Non possiamo negare le drammatiche conseguenze dovute alla caduta degli introiti dello Stato per oltre il 90%. Tutto il settore pubblico ne ha risentito, e quello universitario in particolare, perché l’imperialismo ha messo un grande impegno nella guerra economica, per interrompere il processo garantista dello Stato nei confronti della popolazione. Anche per questo, è stato importante istituire la Cattedra Anti-bloqueo, che fornisce statistiche e analisi sulle conseguenze delle misure coercitive unilaterali sui diritti umani, compreso quello a un’educazione gratuita e di qualità. In queste ricerche si evidenziano anche le strategie di resistenza messe in campo contro il bloqueo, a partire dal grande sforzo dello Stato per garantire un sistema di coperture sociali, con le borse di alimenti, il Clap, o erogando bonus a partire dal sistema Patria, o avanzando nelle contrattazioni collettive.

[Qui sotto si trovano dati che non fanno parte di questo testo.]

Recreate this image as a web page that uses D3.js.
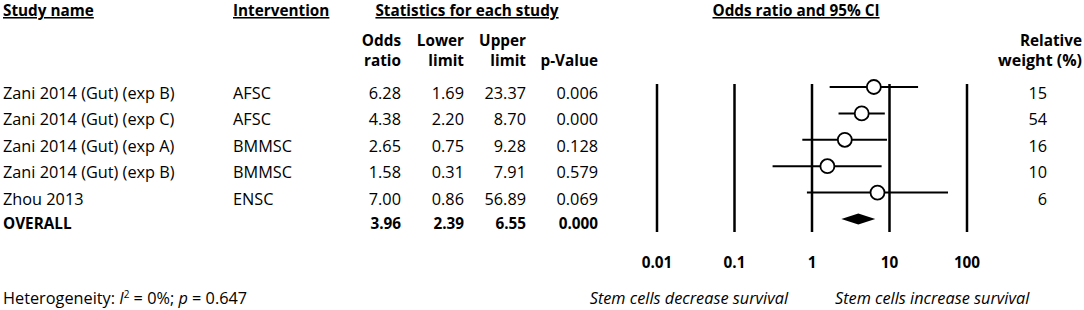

Ora che la situazione sta migliorando, dobbiamo fare un esercizio di coscienza per capire a che punto stiamo e quanto sia costato mantenere aperta l’università, ampliare le linee di ricerca, facendo tesoro anche della pandemia, che ci ha obbligati a coniugare varie modalità di insegnamento: da remoto e, con tutte le misure di biosicurezza, quando è stato possibile, in presenza. Il numero di professionisti con formazione universitaria impiegati nel settore pubblico è aumentato da circa il 16% del 2002 a oltre il 30% di oggi. E adesso, come Università Bolivariana stiamo partecipando anche al progetto dell’Università Internazionale della Comunicazione, diretta da Tania Diaz, in una linea di ricerca sul giornalismo di pace (con giustizia sociale).

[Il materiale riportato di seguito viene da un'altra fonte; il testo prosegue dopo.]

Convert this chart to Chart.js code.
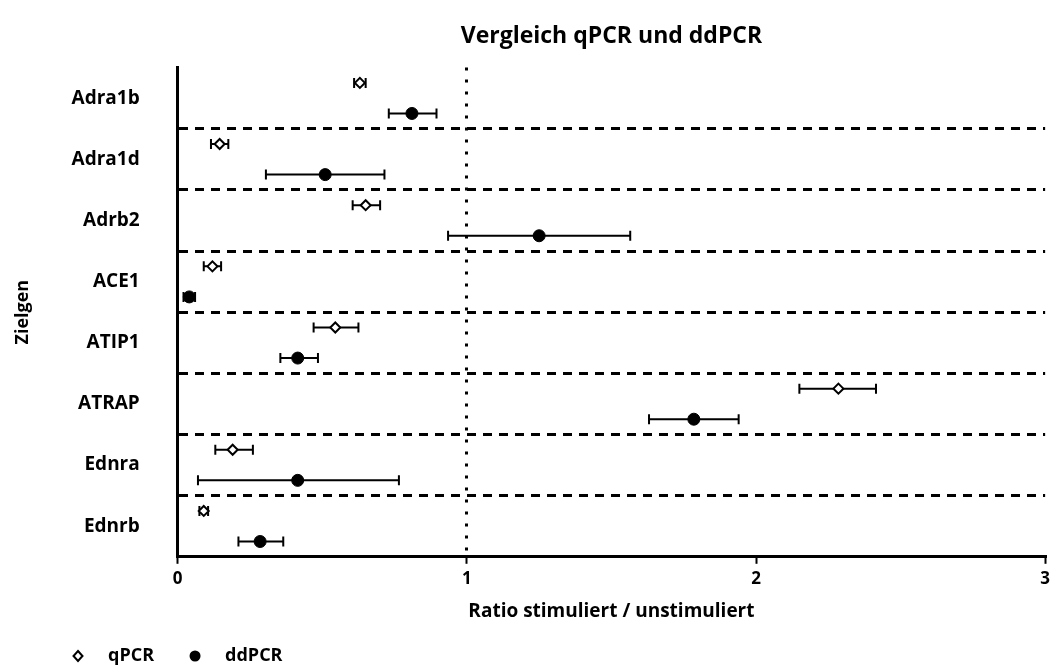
<!DOCTYPE html>
<html>
<head>
<meta charset="utf-8">
<script src="https://cdn.jsdelivr.net/npm/chart.js@4.4.0/dist/chart.umd.min.js"></script>
<style>
  body { margin: 0; background: #fff; }
  #wrap { width: 1055px; height: 666px; }
</style>
</head>
<body>
<div id="wrap"><canvas id="chart"></canvas></div>
<script>
// Zielgene (von oben nach unten)
const genes = ["Adra1b", "Adra1d", "Adrb2", "ACE1", "ATIP1", "ATRAP", "Ednra", "Ednrb"];

// qPCR: Mittelwert + Fehlerbalken
const qpcrMean = [0.63, 0.145, 0.65, 0.12, 0.545, 2.285, 0.19, 0.09];
const qpcrLow  = [0.61, 0.115, 0.605, 0.09, 0.47, 2.15, 0.13, 0.075];
const qpcrHigh = [0.65, 0.175, 0.70, 0.15, 0.625, 2.415, 0.26, 0.105];

// ddPCR: Mittelwert + Fehlerbalken
const ddpcrMean = [0.81, 0.51, 1.25, 0.04, 0.415, 1.785, 0.415, 0.285];
const ddpcrLow  = [0.73, 0.305, 0.935, 0.02, 0.355, 1.63, 0.07, 0.21];
const ddpcrHigh = [0.895, 0.715, 1.565, 0.06, 0.485, 1.94, 0.765, 0.365];

const xTicks = [0, 1, 2, 3];

const font = "'Open Sans', Lato, sans-serif";

function points(means, shift) {
    return means.map((v, i) => ({ x: v, y: i + shift }));
}

const data = {
    datasets: [
        {
            label: "qPCR",
            data: points(qpcrMean, -0.25),
            low: qpcrLow,
            high: qpcrHigh,
            pointStyle: "rectRot",
            pointRadius: 5,
            pointBorderWidth: 2,
            pointBackgroundColor: "#fff",
            pointBorderColor: "#000",
        },
        {
            label: "ddPCR",
            data: points(ddpcrMean, 0.25),
            low: ddpcrLow,
            high: ddpcrHigh,
            pointStyle: "circle",
            pointRadius: 6,
            pointBorderWidth: 1,
            pointBackgroundColor: "#000",
            pointBorderColor: "#000",
        }
    ]
};

// Fehlerbalken mit Kappen
const errorBars = {
    id: "errorBars",
    beforeDatasetsDraw(chart) {
        const ctx = chart.ctx;
        const xs = chart.scales.x;
        const ys = chart.scales.y;
        ctx.save();
        ctx.strokeStyle = "#000";
        ctx.lineWidth = 2;
        chart.data.datasets.forEach(ds => {
            ds.data.forEach((p, i) => {
                const y = ys.getPixelForValue(p.y);
                const x1 = xs.getPixelForValue(ds.low[i]);
                const x2 = xs.getPixelForValue(ds.high[i]);
                ctx.beginPath();
                ctx.moveTo(x1, y); ctx.lineTo(x2, y);
                ctx.moveTo(x1, y - 5); ctx.lineTo(x1, y + 5);
                ctx.moveTo(x2, y - 5); ctx.lineTo(x2, y + 5);
                ctx.stroke();
            });
        });
        ctx.restore();
    }
};

// eigene Legende unten links
const bottomLegend = {
    id: "bottomLegend",
    afterDraw(chart) {
        const ctx = chart.ctx;
        const y = chart.height - 10;
        let x = 78;
        ctx.save();
        ctx.font = "bold 18px " + font;
        ctx.textBaseline = "middle";
        chart.data.datasets.forEach(ds => {
            ctx.fillStyle = ds.pointBackgroundColor;
            ctx.strokeStyle = "#000";
            ctx.lineWidth = 2;
            ctx.beginPath();
            if (ds.pointStyle === "rectRot") {
                ctx.moveTo(x, y - 5); ctx.lineTo(x + 4.5, y);
                ctx.lineTo(x, y + 5); ctx.lineTo(x - 4.5, y);
                ctx.closePath();
            } else {
                ctx.arc(x, y, 4.5, 0, Math.PI * 2);
            }
            ctx.fill();
            ctx.stroke();
            ctx.fillStyle = "#000";
            ctx.fillText(ds.label, x + 30, y);
            x += 30 + ctx.measureText(ds.label).width + 41;
        });
        ctx.restore();
    }
};

const config = {
    type: "scatter",
    data: data,
    options: {
        responsive: true,
        maintainAspectRatio: false,
        animation: false,
        layout: { padding: { left: 12, right: 6, top: 23, bottom: 39 } },
        plugins: {
            legend: { display: false },
            tooltip: { enabled: false }
        },
        scales: {
            top: {
                type: "linear",
                position: "top",
                min: 0, max: 3,
                grid: { display: false },
                border: { display: false },
                ticks: { display: false },
                title: {
                    display: true,
                    text: "Vergleich qPCR und ddPCR",
                    color: "#000",
                    font: { family: font, size: 23, weight: "bold" },
                    padding: { top: 0, bottom: 9 }
                }
            },
            x: {
                type: "linear",
                min: 0, max: 3,
                afterBuildTicks: axis => { axis.ticks = xTicks.map(v => ({ value: v })); },
                grid: {
                    color: c => c.tick && c.tick.value === 1 ? "#000" : "rgba(0,0,0,0)",
                    lineWidth: 3,
                    tickColor: "#000",
                    tickLength: 7,
                    tickWidth: 2,
                    tickBorderDash: []
                },
                border: { display: true, color: "#000", width: 3, dash: [3, 9] },
                ticks: {
                    color: "#000",
                    padding: 5,
                    font: { family: font, size: 17, weight: "bold" }
                },
                title: {
                    display: true,
                    text: "Ratio stimuliert / unstimuliert",
                    color: "#000",
                    font: { family: font, size: 19, weight: "bold" },
                    padding: { top: 6, bottom: 4 }
                }
            },
            y: {
                type: "linear",
                reverse: true,
                min: -0.5, max: 7.5,
                afterBuildTicks: axis => {
                    const t = [];
                    for (let v = -0.5; v <= 7.5; v += 0.5) t.push({ value: v });
                    axis.ticks = t;
                },
                grid: {
                    color: c => {
                        const v = c.tick ? c.tick.value : 0;
                        return (v % 1 !== 0 && v > 0 && v < 7) ? "#000" : "rgba(0,0,0,0)";
                    },
                    lineWidth: 3,
                    drawTicks: false
                },
                border: { display: true, color: "#000", width: 3, dash: [9, 7] },
                ticks: {
                    autoSkip: false,
                    color: "#000",
                    padding: 38,
                    font: { family: font, size: 19, weight: "bold" },
                    callback: v => Number.isInteger(v) ? genes[v] : ""
                },
                title: {
                    display: true,
                    text: "Zielgen",
                    color: "#000",
                    font: { family: font, size: 18, weight: "bold" },
                    padding: { top: 0, bottom: 0 }
                }
            }
        }
    },
    plugins: [errorBars, bottomLegend]
};

const chart = new Chart(document.getElementById("chart"), config);
</script>
</body>
</html>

Dobbiamo continuare ad andare controcorrente, contrastando una duplice e tossica narrazione: quella che dice ai giovani che è meglio far soldi e non formarsi, e l’altra che li induce a cogliere l’opportunità di far soldi, perseguendo obiettivi individualisti. La rivoluzione ha lavorato in maniera solida per formare giovani in base ad altri principi, alla costruzione di un progetto collettivo in cui, anche quando si favorisca, come si dice ora il “fare impresa”, come stimolo a produrre e a generare introiti, questo non significhi perseguire il profitto individuale, ma contribuire ad ampliare un processo produttivo che aiuti il paese e la rivoluzione.